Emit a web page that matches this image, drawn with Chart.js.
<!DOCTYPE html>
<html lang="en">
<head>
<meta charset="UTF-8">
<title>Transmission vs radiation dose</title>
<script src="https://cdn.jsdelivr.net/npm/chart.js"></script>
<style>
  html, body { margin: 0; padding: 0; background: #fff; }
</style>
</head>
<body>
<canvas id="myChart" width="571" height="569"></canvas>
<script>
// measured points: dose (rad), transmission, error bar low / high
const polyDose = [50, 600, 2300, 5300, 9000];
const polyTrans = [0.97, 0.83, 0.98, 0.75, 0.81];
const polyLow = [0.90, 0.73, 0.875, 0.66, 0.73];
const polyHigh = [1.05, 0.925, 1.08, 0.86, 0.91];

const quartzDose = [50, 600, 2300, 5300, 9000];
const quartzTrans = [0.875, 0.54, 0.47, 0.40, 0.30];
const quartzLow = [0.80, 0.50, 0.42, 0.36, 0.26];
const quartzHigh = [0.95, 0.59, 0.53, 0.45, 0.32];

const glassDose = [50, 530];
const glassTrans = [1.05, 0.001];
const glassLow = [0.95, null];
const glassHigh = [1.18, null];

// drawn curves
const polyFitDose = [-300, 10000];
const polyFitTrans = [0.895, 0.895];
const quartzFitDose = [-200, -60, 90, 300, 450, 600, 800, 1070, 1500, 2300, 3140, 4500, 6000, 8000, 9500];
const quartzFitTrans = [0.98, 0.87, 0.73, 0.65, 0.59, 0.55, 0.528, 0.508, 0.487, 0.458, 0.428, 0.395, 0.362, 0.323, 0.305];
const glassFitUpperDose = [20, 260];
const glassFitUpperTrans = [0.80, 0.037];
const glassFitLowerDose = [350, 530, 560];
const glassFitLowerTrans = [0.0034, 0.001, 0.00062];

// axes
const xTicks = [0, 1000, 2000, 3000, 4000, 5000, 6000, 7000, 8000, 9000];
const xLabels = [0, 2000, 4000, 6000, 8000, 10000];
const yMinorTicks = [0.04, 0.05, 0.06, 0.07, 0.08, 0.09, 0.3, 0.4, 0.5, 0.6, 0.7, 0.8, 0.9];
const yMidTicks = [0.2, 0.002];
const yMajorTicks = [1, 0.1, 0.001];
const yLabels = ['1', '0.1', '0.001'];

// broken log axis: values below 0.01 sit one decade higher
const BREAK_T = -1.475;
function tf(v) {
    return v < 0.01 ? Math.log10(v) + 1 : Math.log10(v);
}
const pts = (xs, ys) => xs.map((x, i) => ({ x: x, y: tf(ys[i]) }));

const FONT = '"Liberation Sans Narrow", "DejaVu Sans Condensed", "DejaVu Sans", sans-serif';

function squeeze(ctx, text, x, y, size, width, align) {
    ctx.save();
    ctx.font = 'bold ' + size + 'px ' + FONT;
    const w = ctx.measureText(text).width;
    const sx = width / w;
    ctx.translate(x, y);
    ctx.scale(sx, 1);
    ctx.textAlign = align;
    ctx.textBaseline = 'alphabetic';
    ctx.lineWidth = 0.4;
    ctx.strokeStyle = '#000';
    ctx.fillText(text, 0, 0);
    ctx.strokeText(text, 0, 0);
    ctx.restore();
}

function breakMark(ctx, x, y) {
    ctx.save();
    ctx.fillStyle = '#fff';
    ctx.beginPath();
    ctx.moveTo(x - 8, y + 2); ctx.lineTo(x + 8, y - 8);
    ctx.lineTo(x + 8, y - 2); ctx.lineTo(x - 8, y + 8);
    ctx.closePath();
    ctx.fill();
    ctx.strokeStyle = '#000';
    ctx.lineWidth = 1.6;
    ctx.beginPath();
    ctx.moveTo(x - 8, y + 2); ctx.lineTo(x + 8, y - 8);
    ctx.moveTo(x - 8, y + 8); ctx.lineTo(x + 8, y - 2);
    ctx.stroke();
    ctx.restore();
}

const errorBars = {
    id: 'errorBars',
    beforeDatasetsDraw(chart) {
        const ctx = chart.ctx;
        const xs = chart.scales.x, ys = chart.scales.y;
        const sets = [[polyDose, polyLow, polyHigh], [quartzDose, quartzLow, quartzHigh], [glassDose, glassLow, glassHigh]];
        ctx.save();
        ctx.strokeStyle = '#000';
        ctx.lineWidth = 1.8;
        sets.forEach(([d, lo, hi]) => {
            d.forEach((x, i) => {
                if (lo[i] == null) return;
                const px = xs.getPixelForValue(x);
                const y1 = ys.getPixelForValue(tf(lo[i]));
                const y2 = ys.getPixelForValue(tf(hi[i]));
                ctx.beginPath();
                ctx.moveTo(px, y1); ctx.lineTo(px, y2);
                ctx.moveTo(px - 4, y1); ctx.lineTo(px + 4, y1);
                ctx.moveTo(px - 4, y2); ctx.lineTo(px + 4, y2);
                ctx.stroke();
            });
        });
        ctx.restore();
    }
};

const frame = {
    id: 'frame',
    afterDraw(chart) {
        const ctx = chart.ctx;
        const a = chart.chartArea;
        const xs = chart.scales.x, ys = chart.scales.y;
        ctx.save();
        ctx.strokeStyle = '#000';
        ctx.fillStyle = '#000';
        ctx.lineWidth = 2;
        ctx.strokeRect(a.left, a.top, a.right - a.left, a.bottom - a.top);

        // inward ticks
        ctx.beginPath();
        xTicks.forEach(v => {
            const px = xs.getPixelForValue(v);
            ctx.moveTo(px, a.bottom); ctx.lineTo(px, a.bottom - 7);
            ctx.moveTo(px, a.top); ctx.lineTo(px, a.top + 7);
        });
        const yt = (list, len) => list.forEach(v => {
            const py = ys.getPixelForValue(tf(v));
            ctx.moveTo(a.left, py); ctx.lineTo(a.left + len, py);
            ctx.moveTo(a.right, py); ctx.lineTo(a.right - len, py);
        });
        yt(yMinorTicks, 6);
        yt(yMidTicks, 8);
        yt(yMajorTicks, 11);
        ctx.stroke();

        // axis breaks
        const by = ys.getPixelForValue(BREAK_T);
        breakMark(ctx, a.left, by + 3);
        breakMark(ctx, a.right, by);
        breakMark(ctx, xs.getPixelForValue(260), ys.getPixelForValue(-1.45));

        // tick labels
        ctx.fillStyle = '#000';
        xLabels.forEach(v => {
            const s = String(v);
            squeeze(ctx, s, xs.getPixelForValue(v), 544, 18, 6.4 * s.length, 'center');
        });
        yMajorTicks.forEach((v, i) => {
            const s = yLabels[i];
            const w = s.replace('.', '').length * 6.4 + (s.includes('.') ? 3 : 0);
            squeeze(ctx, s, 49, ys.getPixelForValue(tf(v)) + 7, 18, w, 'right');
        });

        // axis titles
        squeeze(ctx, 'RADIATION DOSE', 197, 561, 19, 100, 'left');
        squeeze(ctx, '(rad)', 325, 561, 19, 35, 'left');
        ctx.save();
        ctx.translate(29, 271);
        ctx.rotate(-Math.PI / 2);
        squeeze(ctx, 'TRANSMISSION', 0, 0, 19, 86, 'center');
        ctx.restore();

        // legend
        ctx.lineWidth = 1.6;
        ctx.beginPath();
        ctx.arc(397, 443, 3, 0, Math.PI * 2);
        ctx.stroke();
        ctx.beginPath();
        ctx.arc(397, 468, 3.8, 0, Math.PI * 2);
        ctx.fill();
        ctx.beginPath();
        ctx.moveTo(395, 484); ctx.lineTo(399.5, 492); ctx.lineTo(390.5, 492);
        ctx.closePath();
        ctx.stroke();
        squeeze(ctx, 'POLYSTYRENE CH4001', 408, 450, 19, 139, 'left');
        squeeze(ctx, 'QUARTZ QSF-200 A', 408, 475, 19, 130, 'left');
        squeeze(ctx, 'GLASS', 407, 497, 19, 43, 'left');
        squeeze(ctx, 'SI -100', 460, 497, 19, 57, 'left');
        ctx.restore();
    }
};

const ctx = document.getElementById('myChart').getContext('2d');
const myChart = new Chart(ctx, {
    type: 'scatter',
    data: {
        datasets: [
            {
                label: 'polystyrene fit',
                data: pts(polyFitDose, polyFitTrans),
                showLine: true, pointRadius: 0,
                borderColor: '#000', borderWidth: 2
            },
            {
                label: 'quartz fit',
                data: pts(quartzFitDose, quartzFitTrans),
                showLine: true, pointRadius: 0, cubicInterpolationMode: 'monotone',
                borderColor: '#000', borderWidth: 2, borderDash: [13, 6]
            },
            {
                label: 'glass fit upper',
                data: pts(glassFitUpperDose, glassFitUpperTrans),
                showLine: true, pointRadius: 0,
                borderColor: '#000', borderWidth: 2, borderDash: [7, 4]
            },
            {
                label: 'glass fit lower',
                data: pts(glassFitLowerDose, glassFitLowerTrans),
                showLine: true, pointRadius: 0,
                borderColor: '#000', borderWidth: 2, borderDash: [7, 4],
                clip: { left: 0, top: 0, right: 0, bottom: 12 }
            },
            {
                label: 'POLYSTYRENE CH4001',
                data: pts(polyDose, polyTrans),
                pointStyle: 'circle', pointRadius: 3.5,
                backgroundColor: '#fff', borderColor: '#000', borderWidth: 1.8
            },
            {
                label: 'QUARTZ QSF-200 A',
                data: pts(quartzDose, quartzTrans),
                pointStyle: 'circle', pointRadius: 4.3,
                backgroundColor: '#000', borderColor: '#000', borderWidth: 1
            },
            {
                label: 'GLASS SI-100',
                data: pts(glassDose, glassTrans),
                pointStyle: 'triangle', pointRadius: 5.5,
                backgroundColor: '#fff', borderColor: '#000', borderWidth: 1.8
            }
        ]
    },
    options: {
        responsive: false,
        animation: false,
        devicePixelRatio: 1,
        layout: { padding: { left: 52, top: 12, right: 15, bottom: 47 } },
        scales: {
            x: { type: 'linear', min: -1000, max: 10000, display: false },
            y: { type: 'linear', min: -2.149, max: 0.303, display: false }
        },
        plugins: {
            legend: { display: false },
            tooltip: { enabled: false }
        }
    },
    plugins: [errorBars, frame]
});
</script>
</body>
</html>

* * *

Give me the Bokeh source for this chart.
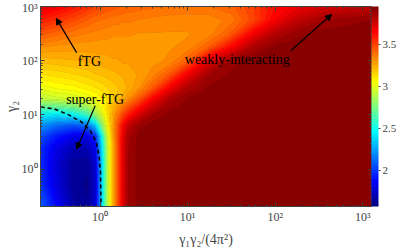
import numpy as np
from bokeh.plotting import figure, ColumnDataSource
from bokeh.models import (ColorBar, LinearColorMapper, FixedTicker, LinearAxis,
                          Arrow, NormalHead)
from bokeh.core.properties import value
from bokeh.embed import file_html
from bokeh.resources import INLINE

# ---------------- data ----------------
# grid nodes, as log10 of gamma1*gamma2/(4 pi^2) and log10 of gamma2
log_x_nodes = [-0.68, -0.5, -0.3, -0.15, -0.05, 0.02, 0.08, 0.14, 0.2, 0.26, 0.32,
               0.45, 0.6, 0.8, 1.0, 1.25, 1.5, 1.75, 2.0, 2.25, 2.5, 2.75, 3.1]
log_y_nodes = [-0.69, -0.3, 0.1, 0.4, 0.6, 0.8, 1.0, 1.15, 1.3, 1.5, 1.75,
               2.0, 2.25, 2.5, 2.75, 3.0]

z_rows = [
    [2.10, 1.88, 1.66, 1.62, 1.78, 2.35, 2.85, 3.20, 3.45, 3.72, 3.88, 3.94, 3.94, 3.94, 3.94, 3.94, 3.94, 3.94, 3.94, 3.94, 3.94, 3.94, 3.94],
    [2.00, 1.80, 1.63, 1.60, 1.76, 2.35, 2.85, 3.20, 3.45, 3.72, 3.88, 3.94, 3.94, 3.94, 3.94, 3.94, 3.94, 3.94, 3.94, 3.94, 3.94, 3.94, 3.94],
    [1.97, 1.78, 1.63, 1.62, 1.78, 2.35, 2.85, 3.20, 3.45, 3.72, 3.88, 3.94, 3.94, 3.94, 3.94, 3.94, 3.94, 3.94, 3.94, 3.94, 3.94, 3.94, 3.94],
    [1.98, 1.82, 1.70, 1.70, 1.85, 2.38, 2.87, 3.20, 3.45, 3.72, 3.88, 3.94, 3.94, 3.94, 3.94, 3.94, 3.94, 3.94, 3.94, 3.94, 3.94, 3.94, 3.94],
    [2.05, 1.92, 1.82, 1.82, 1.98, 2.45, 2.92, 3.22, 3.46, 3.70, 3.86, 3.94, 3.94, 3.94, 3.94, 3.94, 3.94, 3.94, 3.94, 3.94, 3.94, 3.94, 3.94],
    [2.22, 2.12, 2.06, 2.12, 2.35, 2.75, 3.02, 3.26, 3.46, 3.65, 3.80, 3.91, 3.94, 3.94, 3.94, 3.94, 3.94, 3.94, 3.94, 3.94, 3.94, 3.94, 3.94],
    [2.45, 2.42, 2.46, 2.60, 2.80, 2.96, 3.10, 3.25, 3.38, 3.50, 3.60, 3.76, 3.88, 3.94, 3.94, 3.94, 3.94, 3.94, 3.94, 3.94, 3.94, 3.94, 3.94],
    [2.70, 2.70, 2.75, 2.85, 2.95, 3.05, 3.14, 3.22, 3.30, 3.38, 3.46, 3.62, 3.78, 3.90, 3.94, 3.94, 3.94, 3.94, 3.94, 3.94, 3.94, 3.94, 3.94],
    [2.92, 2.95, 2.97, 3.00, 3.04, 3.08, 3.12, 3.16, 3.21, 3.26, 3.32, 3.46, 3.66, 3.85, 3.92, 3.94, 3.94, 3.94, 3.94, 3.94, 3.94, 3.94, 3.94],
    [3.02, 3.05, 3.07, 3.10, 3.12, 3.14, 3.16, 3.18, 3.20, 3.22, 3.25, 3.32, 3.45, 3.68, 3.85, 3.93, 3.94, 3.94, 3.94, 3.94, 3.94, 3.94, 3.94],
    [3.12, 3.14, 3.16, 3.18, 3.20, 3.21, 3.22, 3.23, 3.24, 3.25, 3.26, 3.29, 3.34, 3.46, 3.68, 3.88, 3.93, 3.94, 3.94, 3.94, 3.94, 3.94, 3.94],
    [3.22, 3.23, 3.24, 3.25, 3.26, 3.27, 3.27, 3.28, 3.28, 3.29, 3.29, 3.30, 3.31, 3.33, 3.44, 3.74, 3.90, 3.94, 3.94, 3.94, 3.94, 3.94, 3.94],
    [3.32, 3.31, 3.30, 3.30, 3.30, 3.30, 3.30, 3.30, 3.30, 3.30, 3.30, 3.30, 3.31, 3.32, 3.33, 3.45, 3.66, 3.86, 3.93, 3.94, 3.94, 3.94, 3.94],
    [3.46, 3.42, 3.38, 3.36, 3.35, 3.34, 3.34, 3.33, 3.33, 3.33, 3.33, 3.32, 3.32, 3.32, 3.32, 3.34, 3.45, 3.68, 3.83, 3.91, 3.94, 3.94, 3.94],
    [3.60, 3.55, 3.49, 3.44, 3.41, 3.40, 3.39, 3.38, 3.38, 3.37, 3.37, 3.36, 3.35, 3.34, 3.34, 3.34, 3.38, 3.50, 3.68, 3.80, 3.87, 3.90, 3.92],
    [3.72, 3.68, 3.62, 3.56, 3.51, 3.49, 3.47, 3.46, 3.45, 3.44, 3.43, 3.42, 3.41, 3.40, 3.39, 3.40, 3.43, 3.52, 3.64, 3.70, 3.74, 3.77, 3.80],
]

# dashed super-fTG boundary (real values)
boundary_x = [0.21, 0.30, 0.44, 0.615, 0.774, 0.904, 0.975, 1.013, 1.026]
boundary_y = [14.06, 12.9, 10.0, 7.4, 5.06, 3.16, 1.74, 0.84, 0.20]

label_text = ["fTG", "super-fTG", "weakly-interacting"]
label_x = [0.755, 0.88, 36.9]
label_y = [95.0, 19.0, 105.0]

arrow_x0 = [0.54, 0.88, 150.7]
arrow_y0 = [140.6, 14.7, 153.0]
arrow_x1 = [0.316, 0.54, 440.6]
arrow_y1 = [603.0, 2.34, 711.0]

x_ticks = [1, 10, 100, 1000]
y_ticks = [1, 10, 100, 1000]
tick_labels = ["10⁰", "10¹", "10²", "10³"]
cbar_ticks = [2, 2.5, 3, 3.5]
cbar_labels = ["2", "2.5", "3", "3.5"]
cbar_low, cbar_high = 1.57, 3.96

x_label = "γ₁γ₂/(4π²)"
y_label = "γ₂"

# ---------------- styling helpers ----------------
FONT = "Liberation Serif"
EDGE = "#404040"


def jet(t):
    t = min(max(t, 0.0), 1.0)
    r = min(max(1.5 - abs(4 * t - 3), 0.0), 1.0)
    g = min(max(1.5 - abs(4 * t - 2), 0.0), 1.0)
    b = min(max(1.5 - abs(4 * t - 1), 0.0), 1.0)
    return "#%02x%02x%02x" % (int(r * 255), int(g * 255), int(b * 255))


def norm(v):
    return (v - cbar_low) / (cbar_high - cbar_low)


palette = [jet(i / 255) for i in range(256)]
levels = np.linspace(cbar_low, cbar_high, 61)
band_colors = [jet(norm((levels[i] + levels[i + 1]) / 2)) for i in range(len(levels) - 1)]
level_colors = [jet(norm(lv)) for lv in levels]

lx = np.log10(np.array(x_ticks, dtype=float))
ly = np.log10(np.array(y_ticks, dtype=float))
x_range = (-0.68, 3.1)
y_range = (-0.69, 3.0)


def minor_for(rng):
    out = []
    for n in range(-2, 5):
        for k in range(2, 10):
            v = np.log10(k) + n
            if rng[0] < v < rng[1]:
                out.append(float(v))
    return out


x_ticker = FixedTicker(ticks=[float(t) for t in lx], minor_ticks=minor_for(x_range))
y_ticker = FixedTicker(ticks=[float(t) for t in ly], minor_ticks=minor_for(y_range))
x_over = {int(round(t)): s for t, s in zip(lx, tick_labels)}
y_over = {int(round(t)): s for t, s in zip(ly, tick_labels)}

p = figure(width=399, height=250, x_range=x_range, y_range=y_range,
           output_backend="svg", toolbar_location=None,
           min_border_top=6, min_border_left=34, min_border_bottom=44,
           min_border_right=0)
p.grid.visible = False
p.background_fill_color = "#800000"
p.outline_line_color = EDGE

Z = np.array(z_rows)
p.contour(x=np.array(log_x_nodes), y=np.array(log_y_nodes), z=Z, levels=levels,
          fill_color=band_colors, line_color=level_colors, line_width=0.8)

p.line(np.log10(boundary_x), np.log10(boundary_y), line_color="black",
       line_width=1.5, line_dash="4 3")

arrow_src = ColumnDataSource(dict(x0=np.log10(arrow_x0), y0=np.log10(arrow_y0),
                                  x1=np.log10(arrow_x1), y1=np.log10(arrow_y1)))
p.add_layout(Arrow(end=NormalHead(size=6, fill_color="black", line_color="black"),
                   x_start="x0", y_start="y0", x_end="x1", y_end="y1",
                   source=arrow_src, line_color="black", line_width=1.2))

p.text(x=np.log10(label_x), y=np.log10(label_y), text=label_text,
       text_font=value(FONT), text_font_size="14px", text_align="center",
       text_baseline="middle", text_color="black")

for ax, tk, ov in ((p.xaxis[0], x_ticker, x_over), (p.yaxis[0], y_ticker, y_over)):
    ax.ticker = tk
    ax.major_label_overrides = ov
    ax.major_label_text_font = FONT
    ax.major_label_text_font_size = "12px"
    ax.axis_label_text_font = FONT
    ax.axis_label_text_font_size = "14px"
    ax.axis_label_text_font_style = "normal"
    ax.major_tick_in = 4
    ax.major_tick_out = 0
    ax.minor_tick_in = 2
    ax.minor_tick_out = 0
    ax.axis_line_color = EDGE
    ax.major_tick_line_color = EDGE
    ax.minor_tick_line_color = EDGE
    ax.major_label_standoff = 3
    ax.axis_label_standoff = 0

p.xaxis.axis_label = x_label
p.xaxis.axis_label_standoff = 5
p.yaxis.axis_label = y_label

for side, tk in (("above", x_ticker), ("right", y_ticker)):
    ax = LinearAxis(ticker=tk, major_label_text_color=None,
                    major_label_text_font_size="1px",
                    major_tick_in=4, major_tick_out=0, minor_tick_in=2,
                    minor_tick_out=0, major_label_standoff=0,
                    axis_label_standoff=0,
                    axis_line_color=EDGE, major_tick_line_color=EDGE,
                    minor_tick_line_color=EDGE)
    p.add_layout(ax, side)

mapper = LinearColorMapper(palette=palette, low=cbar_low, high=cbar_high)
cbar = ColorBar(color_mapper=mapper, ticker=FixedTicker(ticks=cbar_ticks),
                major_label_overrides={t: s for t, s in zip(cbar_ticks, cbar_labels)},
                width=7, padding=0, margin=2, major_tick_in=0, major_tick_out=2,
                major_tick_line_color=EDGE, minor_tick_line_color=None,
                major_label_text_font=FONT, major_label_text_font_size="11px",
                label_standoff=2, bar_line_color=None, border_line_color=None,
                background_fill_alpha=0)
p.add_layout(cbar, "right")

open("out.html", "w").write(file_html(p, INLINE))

* * *

» Prompt
Exactly those lines that run from the line with "Emit a web page" through the line with "const glassHigh = [1.18, null];" are to be reproduced; both end lines belong to the range.

» Answer
Emit a web page that matches this image, drawn with Chart.js.
<!DOCTYPE html>
<html lang="en">
<head>
<meta charset="UTF-8">
<title>Transmission vs radiation dose</title>
<script src="https://cdn.jsdelivr.net/npm/chart.js"></script>
<style>
  html, body { margin: 0; padding: 0; background: #fff; }
</style>
</head>
<body>
<canvas id="myChart" width="571" height="569"></canvas>
<script>
// measured points: dose (rad), transmission, error bar low / high
const polyDose = [50, 600, 2300, 5300, 9000];
const polyTrans = [0.97, 0.83, 0.98, 0.75, 0.81];
const polyLow = [0.90, 0.73, 0.875, 0.66, 0.73];
const polyHigh = [1.05, 0.925, 1.08, 0.86, 0.91];

const quartzDose = [50, 600, 2300, 5300, 9000];
const quartzTrans = [0.875, 0.54, 0.47, 0.40, 0.30];
const quartzLow = [0.80, 0.50, 0.42, 0.36, 0.26];
const quartzHigh = [0.95, 0.59, 0.53, 0.45, 0.32];

const glassDose = [50, 530];
const glassTrans = [1.05, 0.001];
const glassLow = [0.95, null];
const glassHigh = [1.18, null];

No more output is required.